#### Exercise objective:
Once the pictures are set aside, transcribe the remaining data exactly.

★ ★ ★ ★ ★

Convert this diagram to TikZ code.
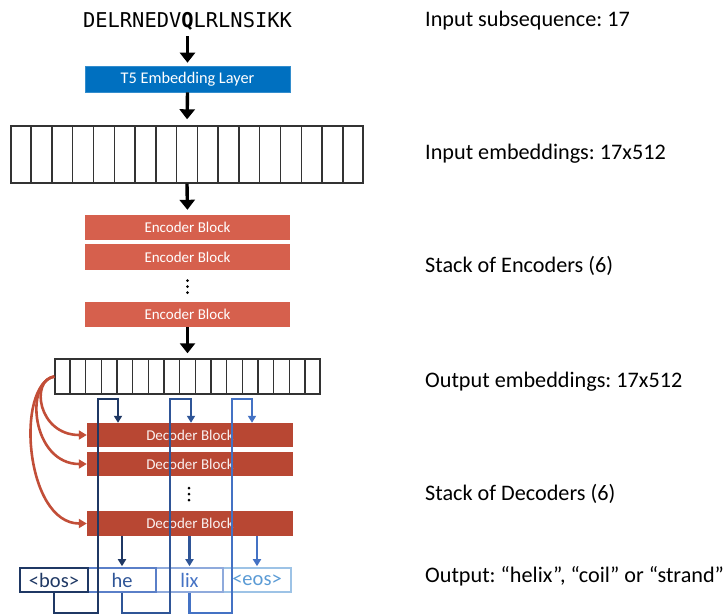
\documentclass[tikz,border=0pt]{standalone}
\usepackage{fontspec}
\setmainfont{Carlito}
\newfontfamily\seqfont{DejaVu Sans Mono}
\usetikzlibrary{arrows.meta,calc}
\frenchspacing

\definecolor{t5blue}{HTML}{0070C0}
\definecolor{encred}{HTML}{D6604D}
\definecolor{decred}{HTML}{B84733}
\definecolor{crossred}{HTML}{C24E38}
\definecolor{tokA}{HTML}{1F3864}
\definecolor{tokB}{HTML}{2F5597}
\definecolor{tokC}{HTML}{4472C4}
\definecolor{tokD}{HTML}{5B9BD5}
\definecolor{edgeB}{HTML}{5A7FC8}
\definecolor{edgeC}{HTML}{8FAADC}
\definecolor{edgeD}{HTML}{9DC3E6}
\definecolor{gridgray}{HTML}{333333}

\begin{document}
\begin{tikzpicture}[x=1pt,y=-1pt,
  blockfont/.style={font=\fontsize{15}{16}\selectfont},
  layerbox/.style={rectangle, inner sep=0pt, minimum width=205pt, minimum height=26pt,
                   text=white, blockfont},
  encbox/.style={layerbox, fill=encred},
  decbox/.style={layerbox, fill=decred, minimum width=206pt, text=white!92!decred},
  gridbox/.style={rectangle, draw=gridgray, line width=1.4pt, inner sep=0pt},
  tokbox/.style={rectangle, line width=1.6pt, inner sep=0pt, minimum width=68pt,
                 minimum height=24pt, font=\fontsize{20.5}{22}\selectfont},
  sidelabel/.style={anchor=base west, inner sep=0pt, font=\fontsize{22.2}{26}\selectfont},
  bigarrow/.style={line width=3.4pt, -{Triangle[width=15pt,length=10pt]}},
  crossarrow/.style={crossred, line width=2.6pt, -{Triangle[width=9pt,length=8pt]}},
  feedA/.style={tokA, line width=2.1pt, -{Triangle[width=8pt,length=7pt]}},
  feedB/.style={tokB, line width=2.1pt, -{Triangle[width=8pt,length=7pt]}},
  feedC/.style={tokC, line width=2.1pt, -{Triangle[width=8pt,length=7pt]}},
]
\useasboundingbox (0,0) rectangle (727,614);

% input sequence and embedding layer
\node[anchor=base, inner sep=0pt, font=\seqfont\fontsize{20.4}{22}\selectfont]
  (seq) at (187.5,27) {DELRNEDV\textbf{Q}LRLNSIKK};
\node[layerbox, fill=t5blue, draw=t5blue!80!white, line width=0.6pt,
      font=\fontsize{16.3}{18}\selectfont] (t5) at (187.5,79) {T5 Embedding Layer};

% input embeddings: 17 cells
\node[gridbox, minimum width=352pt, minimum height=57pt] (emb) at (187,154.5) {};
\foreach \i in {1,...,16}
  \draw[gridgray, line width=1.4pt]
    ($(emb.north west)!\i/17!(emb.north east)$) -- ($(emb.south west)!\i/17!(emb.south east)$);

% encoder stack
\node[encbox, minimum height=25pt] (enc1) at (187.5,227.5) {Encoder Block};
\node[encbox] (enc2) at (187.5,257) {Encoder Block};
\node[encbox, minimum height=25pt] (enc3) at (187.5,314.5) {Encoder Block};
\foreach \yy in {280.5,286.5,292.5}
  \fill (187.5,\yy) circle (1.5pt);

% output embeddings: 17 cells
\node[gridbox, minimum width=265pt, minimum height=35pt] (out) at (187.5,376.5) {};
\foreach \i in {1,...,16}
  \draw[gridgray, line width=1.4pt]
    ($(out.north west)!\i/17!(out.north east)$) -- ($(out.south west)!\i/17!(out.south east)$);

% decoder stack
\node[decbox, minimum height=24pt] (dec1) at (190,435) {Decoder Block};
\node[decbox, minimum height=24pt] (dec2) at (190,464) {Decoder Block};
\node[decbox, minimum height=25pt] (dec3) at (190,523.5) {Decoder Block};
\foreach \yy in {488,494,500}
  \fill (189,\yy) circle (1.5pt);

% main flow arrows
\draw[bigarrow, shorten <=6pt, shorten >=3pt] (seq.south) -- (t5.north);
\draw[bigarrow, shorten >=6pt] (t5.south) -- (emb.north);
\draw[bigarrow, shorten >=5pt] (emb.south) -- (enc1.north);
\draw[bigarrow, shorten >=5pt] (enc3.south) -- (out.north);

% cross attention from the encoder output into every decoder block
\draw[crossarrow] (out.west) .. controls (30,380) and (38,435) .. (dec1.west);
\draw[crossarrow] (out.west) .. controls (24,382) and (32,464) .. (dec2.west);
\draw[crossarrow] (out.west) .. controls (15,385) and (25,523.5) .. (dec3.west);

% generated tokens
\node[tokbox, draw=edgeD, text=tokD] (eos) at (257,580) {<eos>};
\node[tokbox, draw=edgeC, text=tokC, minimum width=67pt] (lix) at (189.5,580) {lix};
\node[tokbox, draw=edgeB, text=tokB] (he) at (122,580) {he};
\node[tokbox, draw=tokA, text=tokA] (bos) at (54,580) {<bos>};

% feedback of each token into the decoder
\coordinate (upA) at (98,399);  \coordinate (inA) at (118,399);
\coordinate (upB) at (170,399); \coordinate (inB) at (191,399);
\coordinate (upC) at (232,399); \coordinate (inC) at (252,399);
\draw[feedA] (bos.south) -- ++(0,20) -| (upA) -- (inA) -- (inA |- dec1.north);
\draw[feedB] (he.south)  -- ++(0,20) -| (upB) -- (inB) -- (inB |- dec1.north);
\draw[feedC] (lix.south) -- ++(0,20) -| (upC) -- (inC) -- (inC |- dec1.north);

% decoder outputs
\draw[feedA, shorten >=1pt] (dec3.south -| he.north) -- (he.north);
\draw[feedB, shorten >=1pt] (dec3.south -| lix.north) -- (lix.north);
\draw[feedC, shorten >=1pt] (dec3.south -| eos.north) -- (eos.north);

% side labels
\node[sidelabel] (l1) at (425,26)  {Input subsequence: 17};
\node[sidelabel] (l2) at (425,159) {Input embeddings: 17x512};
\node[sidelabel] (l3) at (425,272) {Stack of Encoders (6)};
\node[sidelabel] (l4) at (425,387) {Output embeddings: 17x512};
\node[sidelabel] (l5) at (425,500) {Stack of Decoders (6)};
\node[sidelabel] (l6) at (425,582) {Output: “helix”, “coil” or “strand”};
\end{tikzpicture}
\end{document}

★ ★ ★ ★ ★

#### Answer to this exercise:
Convert this diagram to TikZ code.
\documentclass[tikz,border=0pt]{standalone}
\usepackage{fontspec}
\setmainfont{Carlito}
\newfontfamily\seqfont{DejaVu Sans Mono}
\usetikzlibrary{arrows.meta,calc}
\frenchspacing

\definecolor{t5blue}{HTML}{0070C0}
\definecolor{encred}{HTML}{D6604D}
\definecolor{decred}{HTML}{B84733}
\definecolor{crossred}{HTML}{C24E38}
\definecolor{tokA}{HTML}{1F3864}
\definecolor{tokB}{HTML}{2F5597}
\definecolor{tokC}{HTML}{4472C4}
\definecolor{tokD}{HTML}{5B9BD5}
\definecolor{edgeB}{HTML}{5A7FC8}
\definecolor{edgeC}{HTML}{8FAADC}
\definecolor{edgeD}{HTML}{9DC3E6}
\definecolor{gridgray}{HTML}{333333}

\begin{document}
\begin{tikzpicture}[x=1pt,y=-1pt,
  blockfont/.style={font=\fontsize{15}{16}\selectfont},
  layerbox/.style={rectangle, inner sep=0pt, minimum width=205pt, minimum height=26pt,
                   text=white, blockfont},
  encbox/.style={layerbox, fill=encred},
  decbox/.style={layerbox, fill=decred, minimum width=206pt, text=white!92!decred},
  gridbox/.style={rectangle, draw=gridgray, line width=1.4pt, inner sep=0pt},
  tokbox/.style={rectangle, line width=1.6pt, inner sep=0pt, minimum width=68pt,
                 minimum height=24pt, font=\fontsize{20.5}{22}\selectfont},
  sidelabel/.style={anchor=base west, inner sep=0pt, font=\fontsize{22.2}{26}\selectfont},
  bigarrow/.style={line width=3.4pt, -{Triangle[width=15pt,length=10pt]}},
  crossarrow/.style={crossred, line width=2.6pt, -{Triangle[width=9pt,length=8pt]}},
  feedA/.style={tokA, line width=2.1pt, -{Triangle[width=8pt,length=7pt]}},
  feedB/.style={tokB, line width=2.1pt, -{Triangle[width=8pt,length=7pt]}},
  feedC/.style={tokC, line width=2.1pt, -{Triangle[width=8pt,length=7pt]}},
]
\useasboundingbox (0,0) rectangle (727,614);

% input sequence and embedding layer
\node[anchor=base, inner sep=0pt, font=\seqfont\fontsize{20.4}{22}\selectfont]
  (seq) at (187.5,27) {DELRNEDV\textbf{Q}LRLNSIKK};
\node[layerbox, fill=t5blue, draw=t5blue!80!white, line width=0.6pt,
      font=\fontsize{16.3}{18}\selectfont] (t5) at (187.5,79) {T5 Embedding Layer};

% input embeddings: 17 cells
\node[gridbox, minimum width=352pt, minimum height=57pt] (emb) at (187,154.5) {};
\foreach \i in {1,...,16}
  \draw[gridgray, line width=1.4pt]
    ($(emb.north west)!\i/17!(emb.north east)$) -- ($(emb.south west)!\i/17!(emb.south east)$);

% encoder stack
\node[encbox, minimum height=25pt] (enc1) at (187.5,227.5) {Encoder Block};
\node[encbox] (enc2) at (187.5,257) {Encoder Block};
\node[encbox, minimum height=25pt] (enc3) at (187.5,314.5) {Encoder Block};
\foreach \yy in {280.5,286.5,292.5}
  \fill (187.5,\yy) circle (1.5pt);

% output embeddings: 17 cells
\node[gridbox, minimum width=265pt, minimum height=35pt] (out) at (187.5,376.5) {};
\foreach \i in {1,...,16}
  \draw[gridgray, line width=1.4pt]
    ($(out.north west)!\i/17!(out.north east)$) -- ($(out.south west)!\i/17!(out.south east)$);

% decoder stack
\node[decbox, minimum height=24pt] (dec1) at (190,435) {Decoder Block};
\node[decbox, minimum height=24pt] (dec2) at (190,464) {Decoder Block};
\node[decbox, minimum height=25pt] (dec3) at (190,523.5) {Decoder Block};
\foreach \yy in {488,494,500}
  \fill (189,\yy) circle (1.5pt);

% main flow arrows
\draw[bigarrow, shorten <=6pt, shorten >=3pt] (seq.south) -- (t5.north);
\draw[bigarrow, shorten >=6pt] (t5.south) -- (emb.north);
\draw[bigarrow, shorten >=5pt] (emb.south) -- (enc1.north);
\draw[bigarrow, shorten >=5pt] (enc3.south) -- (out.north);

% cross attention from the encoder output into every decoder block
\draw[crossarrow] (out.west) .. controls (30,380) and (38,435) .. (dec1.west);
\draw[crossarrow] (out.west) .. controls (24,382) and (32,464) .. (dec2.west);
\draw[crossarrow] (out.west) .. controls (15,385) and (25,523.5) .. (dec3.west);

% generated tokens
\node[tokbox, draw=edgeD, text=tokD] (eos) at (257,580) {<eos>};
\node[tokbox, draw=edgeC, text=tokC, minimum width=67pt] (lix) at (189.5,580) {lix};
\node[tokbox, draw=edgeB, text=tokB] (he) at (122,580) {he};
\node[tokbox, draw=tokA, text=tokA] (bos) at (54,580) {<bos>};

% feedback of each token into the decoder
\coordinate (upA) at (98,399);  \coordinate (inA) at (118,399);
\coordinate (upB) at (170,399); \coordinate (inB) at (191,399);
\coordinate (upC) at (232,399); \coordinate (inC) at (252,399);
\draw[feedA] (bos.south) -- ++(0,20) -| (upA) -- (inA) -- (inA |- dec1.north);
\draw[feedB] (he.south)  -- ++(0,20) -| (upB) -- (inB) -- (inB |- dec1.north);
\draw[feedC] (lix.south) -- ++(0,20) -| (upC) -- (inC) -- (inC |- dec1.north);

% decoder outputs
\draw[feedA, shorten >=1pt] (dec3.south -| he.north) -- (he.north);
\draw[feedB, shorten >=1pt] (dec3.south -| lix.north) -- (lix.north);
\draw[feedC, shorten >=1pt] (dec3.south -| eos.north) -- (eos.north);

% side labels
\node[sidelabel] (l1) at (425,26)  {Input subsequence: 17};
\node[sidelabel] (l2) at (425,159) {Input embeddings: 17x512};
\node[sidelabel] (l3) at (425,272) {Stack of Encoders (6)};
\node[sidelabel] (l4) at (425,387) {Output embeddings: 17x512};
\node[sidelabel] (l5) at (425,500) {Stack of Decoders (6)};
\node[sidelabel] (l6) at (425,582) {Output: “helix”, “coil” or “strand”};
\end{tikzpicture}
\end{document}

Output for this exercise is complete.